The Paragons – Abba

No, not that Abba. You’re not going to find your great aunties and uncles grooving along to this at a wedding anytime soon. The Paragons formed in North Carolina around 1965 or so under the name of The Barons, a group of barely-teens heavily into The Rolling Stones, Yarbirds, Hollies, and Left Banke “just trying to sound like everything that we liked,” says singer/guitarist Pat Walters.
The Paragons gigged mainly around the North Carolina area, playing a set of covers at schools, teen clubs and local YMCAs. Their one original tune, Abba, was recorded at a Charlotte, NC studio owned by Arthur “Guitar Boogie” Smith, (whose name might be recognized by eagle-eyed end-credits scrutinizers as the author of Duelin’ Banjos from the film Deliverence. His studio is also notable as the place where James Brown lay down Papa’s Got A Brand New Bag.)
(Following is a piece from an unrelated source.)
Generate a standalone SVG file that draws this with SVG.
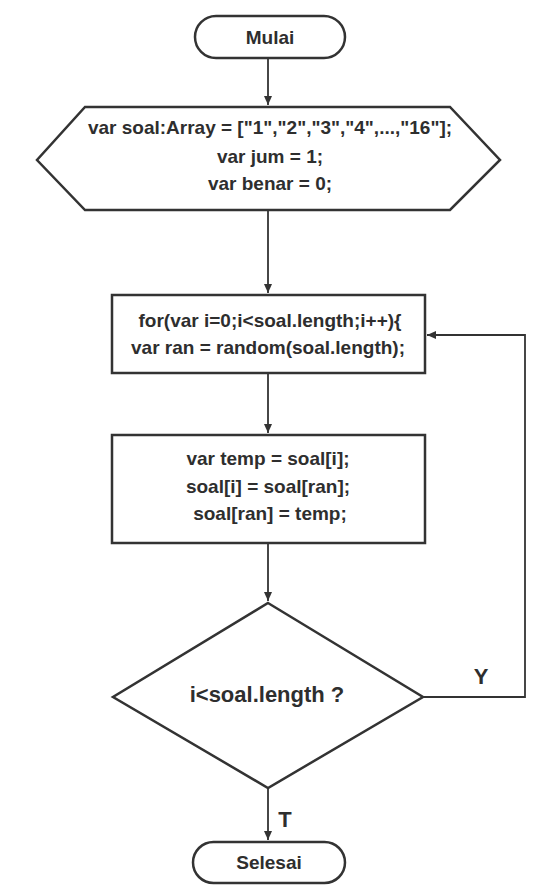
<svg xmlns="http://www.w3.org/2000/svg" width="557" height="890" viewBox="0 0 557 890">
  <style>
    .shape { fill: #ffffff; stroke: #333333; stroke-width: 2.5; }
    .edge { fill: none; stroke: #333333; stroke-width: 1.8; }
    .t { font-family: "Liberation Sans", Arial, sans-serif; font-weight: bold; fill: #2e2e2e; text-anchor: middle; font-size: 19px; }
    .big { font-size: 22px; }
  </style>
  <defs>
    <marker id="arrow" markerWidth="10" markerHeight="10" refX="9" refY="5" orient="auto" markerUnits="userSpaceOnUse">
      <path d="M0,1 L9,5 L0,9 Z" fill="#333333"/>
    </marker>
  </defs>
  <rect width="557" height="890" fill="#ffffff"/>

  <g id="connectors">
    <line class="edge" x1="268" y1="58" x2="268" y2="105" marker-end="url(#arrow)"/>
    <line class="edge" x1="268" y1="210" x2="268" y2="293" marker-end="url(#arrow)"/>
    <line class="edge" x1="268" y1="373" x2="268" y2="433" marker-end="url(#arrow)"/>
    <line class="edge" x1="268" y1="543" x2="268" y2="601" marker-end="url(#arrow)"/>
    <line class="edge" x1="268" y1="788" x2="268" y2="840" marker-end="url(#arrow)"/>
    <polyline class="edge" points="423,697 525,697 525,335 427,335" marker-end="url(#arrow)"/>
    <text class="t big" x="481" y="684">Y</text>
    <text class="t big" x="285" y="827">T</text>
  </g>

  <g id="start">
    <rect class="shape" x="195" y="16" width="150" height="42" rx="21"/>
    <text class="t" x="270" y="44">Mulai</text>
  </g>

  <g id="init">
    <polygon class="shape" points="85,107 450,107 500,160 450,210 85,210 37,160"/>
    <text class="t" x="270" y="134">var soal:Array = ["1","2","3","4",...,"16"];</text>
    <text class="t" x="270" y="163">var jum = 1;</text>
    <text class="t" x="270" y="190">var benar = 0;</text>
  </g>

  <g id="loop">
    <rect class="shape" x="112" y="295" width="313" height="78"/>
    <text class="t" x="270" y="327">for(var i=0;i&lt;soal.length;i++){</text>
    <text class="t" x="268" y="354">var ran = random(soal.length);</text>
  </g>

  <g id="swap">
    <rect class="shape" x="112" y="435" width="313" height="108"/>
    <text class="t" x="268" y="465">var temp = soal[i];</text>
    <text class="t" x="268" y="493">soal[i] = soal[ran];</text>
    <text class="t" x="270" y="520">soal[ran] = temp;</text>
  </g>

  <g id="check">
    <polygon class="shape" points="268,603 423,697 268,788 113,697"/>
    <text class="t big" x="267" y="702">i&lt;soal.length ?</text>
  </g>

  <g id="end">
    <rect class="shape" x="193" y="842" width="152" height="41" rx="20.5"/>
    <text class="t" x="269" y="869">Selesai</text>
  </g>
</svg>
Although the band themselves never played further afield from their Charlotte hometown than Myrtle Beach, Abba quickly became a favourite on the regional airwaves and on local jukeboxes, and today is one of those impossible-to-find G45 rarities – original 45s of this sunny little slice of 1967 garage rock go for silly money (a “VG” copy fetched nearly $900 in one auction pretty recently). Those of us not obsessed with owning originals can pick it up on vinyl on the Teenage Shutdown series, and The Fuzztones do a pretty mean version.